One of the first orders of business for Canal 13 was a relocation. On July 14, 1976, Canal 13's new facilities in the Ajusco area of Mexico City were formally inaugurated by President Luis Echeverría. The event was attended by various figures from the political and business sectors of the country, including Secretary of the Interior Mario Moya Palencia and Secretary of Communications and Transportation Eugenio Méndez Docurro, as well as Emilio Azcárraga Milmo, Romulo O'Farrill and Miguel Alemán Velasco, who served as directors of Televisa.

In 1983, the Mexican government reorganized its broadcast holdings. The result was the creation of the Mexican Television Institute, which changed its name to Imevisión in 1985. Imevisión comprised not only Canal 13, now known as Red Nacional 13, but the former Televisión de la República Mexicana, with its channel 22 station, and a new network known as Red Nacional 7 and broadcast in Mexico City by the brand-new XHIMT-TV (channel 7).

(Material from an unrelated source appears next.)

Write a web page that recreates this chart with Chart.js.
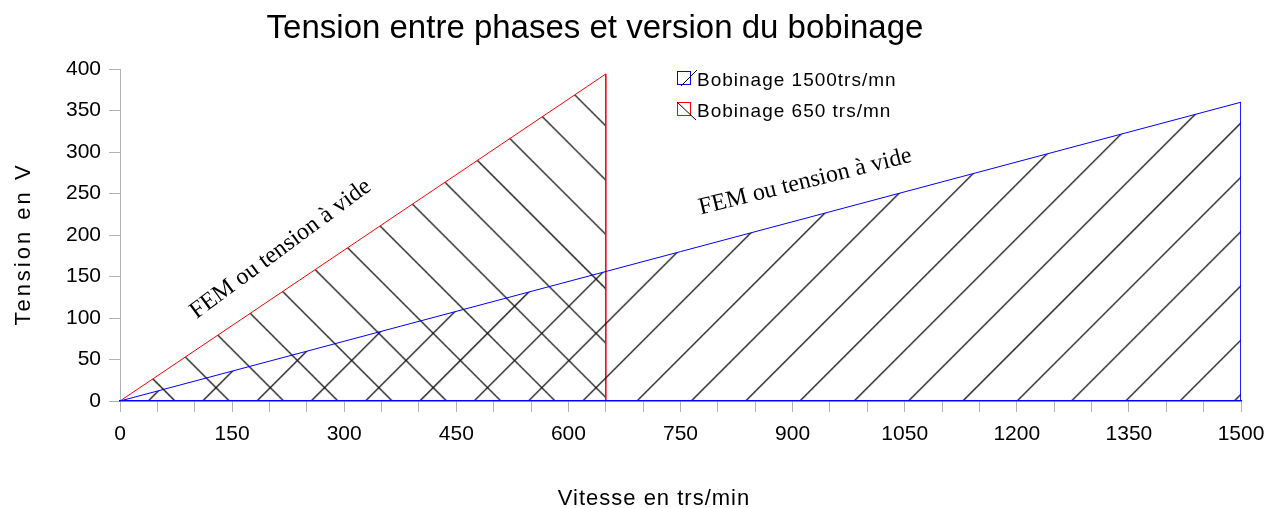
<!DOCTYPE html>
<html>
<head>
<meta charset="utf-8">
<script src="https://cdn.jsdelivr.net/npm/chart.js@4.4.0/dist/chart.umd.min.js"></script>
<style>
  body { margin: 0; background: #fff; }
  #wrap { width: 1277px; height: 508px; }
</style>
</head>
<body>
<div id="wrap"><canvas id="phaseChart"></canvas></div>
<script>
// values
const speed1500 = [0, 1500, 1500];
const volts1500 = [0, 360, 0];
const speed650 = [0, 650, 650];
const volts650 = [0, 394, 0];
const seriesNames = ['Bobinage 1500trs/mn', 'Bobinage 650 trs/mn'];
const yTicks = [0, 50, 100, 150, 200, 250, 300, 350, 400];
const xLabelStep = 150;

const chartTitle = 'Tension entre phases et version du bobinage';
const xTitle = 'Vitesse en trs/min';
const yTitle = 'Tension en V';
const noteText = 'FEM ou tension à vide';

const toPoints = (xs, ys) => xs.map((x, i) => ({ x: x, y: ys[i] }));

// hatch pattern, 45 deg lines about 54px apart
function hatch(dir, offset) {
    const step = 54.3, size = step * 10;
    const c = document.createElement('canvas');
    c.width = size; c.height = size;
    const g = c.getContext('2d');
    g.strokeStyle = '#111';
    g.lineWidth = 1.3;
    g.beginPath();
    for (let k = -10; k <= 20; k++) {
        const d = k * step;
        if (dir === '/') {
            g.moveTo(d, 0); g.lineTo(d - size, size);
        } else {
            g.moveTo(d, 0); g.lineTo(d + size, size);
        }
    }
    g.stroke();
    const p = document.getElementById('phaseChart').getContext('2d').createPattern(c, 'repeat');
    p.setTransform(new DOMMatrix([1, 0, 0, 1, offset, 0]));
    return p;
}

const textPlugin = {
    id: 'texts',
    afterDraw(chart) {
        const ctx = chart.ctx;
        const xs = chart.scales.x, ys = chart.scales.y;
        ctx.save();
        ctx.fillStyle = '#000';

        ctx.font = '33px "Liberation Sans", Arial, sans-serif';
        ctx.textAlign = 'center';
        ctx.textBaseline = 'alphabetic';
        ctx.fillText(chartTitle, 595, 38);

        ctx.letterSpacing = '1px';
        ctx.font = '22px "Liberation Sans", Arial, sans-serif';
        ctx.fillText(xTitle, 654, 505);

        ctx.save();
        ctx.letterSpacing = '3px';
        ctx.translate(30, 244);
        ctx.rotate(-Math.PI / 2);
        ctx.fillText(yTitle, 0, 0);
        ctx.restore();

        // legend
        ctx.letterSpacing = '1px';
        ctx.font = '19px "Liberation Sans", Arial, sans-serif';
        ctx.textAlign = 'left';
        const rows = [
            { y: 71, color: '#0000ff', line: [681, 86, 697, 70] },
            { y: 102, color: '#ff0000', line: [677, 102, 696, 120] }
        ];
        rows.forEach((r, i) => {
            ctx.fillStyle = '#fff';
            ctx.fillRect(677, r.y, 13, 13);
            ctx.strokeStyle = r.color;
            ctx.lineWidth = 1;
            ctx.strokeRect(677.5, r.y + 0.5, 13, 13);
            ctx.strokeStyle = '#000';
            ctx.beginPath();
            ctx.moveTo(r.line[0], r.line[1]);
            ctx.lineTo(r.line[2], r.line[3]);
            ctx.stroke();
            ctx.fillStyle = '#000';
            ctx.fillText(seriesNames[i], 697, r.y + 15);
        });

        // notes along the two lines
        ctx.letterSpacing = '0px';
        ctx.font = '24px "Liberation Serif", "Times New Roman", serif';
        ctx.textAlign = 'center';
        ctx.textBaseline = 'middle';
        const notes = [
            { x: 215, y: 183, angle: -36.5 },
            { x: 917, y: 264, angle: -14 }
        ];
        notes.forEach(n => {
            ctx.save();
            ctx.translate(xs.getPixelForValue(n.x), ys.getPixelForValue(n.y));
            ctx.rotate(n.angle * Math.PI / 180);
            ctx.fillText(noteText, 0, 0);
            ctx.restore();
        });
        ctx.restore();
    }
};

const ctx = document.getElementById('phaseChart').getContext('2d');
const phaseChart = new Chart(ctx, {
    type: 'line',
    data: {
        datasets: [
            {
                label: seriesNames[0],
                data: toPoints(speed1500, volts1500),
                borderColor: '#0000ff',
                borderWidth: 1,
                backgroundColor: hatch('/', 6.3),
                fill: 'origin',
                pointRadius: 0,
                tension: 0
            },
            {
                label: seriesNames[1],
                data: toPoints(speed650, volts650),
                borderColor: '#ff0000',
                borderWidth: 1,
                backgroundColor: hatch('\\', 45.5),
                fill: 'origin',
                pointRadius: 0,
                tension: 0
            }
        ]
    },
    options: {
        responsive: true,
        maintainAspectRatio: false,
        animation: false,
        layout: { padding: { top: 69, right: 36, left: 0, bottom: 0 } },
        plugins: {
            legend: { display: false },
            title: { display: false },
            tooltip: { enabled: false }
        },
        scales: {
            x: {
                type: 'linear',
                min: 0,
                max: 1500,
                afterFit: s => { s.height = 107; },
                grid: { drawOnChartArea: false, tickLength: 11, color: '#b3b3b3' },
                border: { color: '#0000ff', width: 1.5, z: 1 },
                ticks: {
                    stepSize: 50,
                    autoSkip: false,
                    maxRotation: 0,
                    padding: 10,
                    color: '#000',
                    font: { family: '"Liberation Sans", Arial, sans-serif', size: 21 },
                    callback: v => (v % xLabelStep === 0 ? String(v) : '')
                }
            },
            y: {
                min: yTicks[0],
                max: yTicks[yTicks.length - 1],
                afterFit: s => { s.width = 120; },
                grid: { drawOnChartArea: false, tickLength: 11, color: '#b3b3b3' },
                border: { color: '#b3b3b3' },
                ticks: {
                    stepSize: 50,
                    padding: 8,
                    color: '#000',
                    font: { family: '"Liberation Sans", Arial, sans-serif', size: 21 }
                }
            }
        }
    },
    plugins: [textPlugin]
});
</script>
</body>
</html>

During the Imevisión years, Red Nacional 13 continued to broadcast commercial programming, although it featured some programs with a cultural focus, such as Temas de Garibay, Entre Amigos with Alejandro Aura, and several programs with the journalist Jorge Saldaña.

===Privatization===

In 1993, the administration of Carlos Salinas de Gortari auctioned off Imevisión and some other government-owned media ventures in various packages. Radio Televisión del Centro, headed by electronics store owner Ricardo Salinas Pliego, bought all of the TV stations. The result was the creation of Televisión Azteca, which took its name from the holding company created for the largest of the packages: the Red Nacional 13, including XHDF.

==Technical information==
===Subchannels===
The station's signal is multiplexed:

Subchannels of XHDF-TDT
| Channel | Res. | Short name | Programming |
| 1.1 | 1080i | XHDF | Azteca Uno |
| 1.2 | 480i | Azteca Uno -1Hr |

===Repeaters===
XHDF-TDT has eight direct repeaters:

| RF | Location | ERP |
|---|---|---|
| 25 | Pachuca, Hgo. | 1.22 kW |
| 25 | Tepeji del Río, Hgo. | 4 kW |
| 25 | Coacalco, Mex. | .820 kW |
| 25 | Iztapalapa | .770 kW |
| 25 | Topilejo | .064 kW |
| 25 | Chimalhuacán, Mex. | .220 kW |
| 25 | Ixtapaluca, Mex. | .515 kW |
| 25 | Amecameca, Mex. | .122 kW |

===Analog-to-digital conversion===
XHDF was among the first stations in the country to obtain approval to build a digital television station, doing so in May 2005. The initial digital facility broadcast with just 37.6 kW, though its power was significantly raised ahead of the end of analog television. At midnight on December 17, 2015, XHDF analog on VHF channel 13 was shut off part of the IFT mandated transition from analog to digital television. In October 2016, the Azteca 13 network nationwide moved from virtual channel 13 to 1, with even the Mexico City station abandoning its longtime channel 13 designation. Ultimately, on January 1, 2018, the entire network was rebranded from Azteca Trece to Azteca Uno.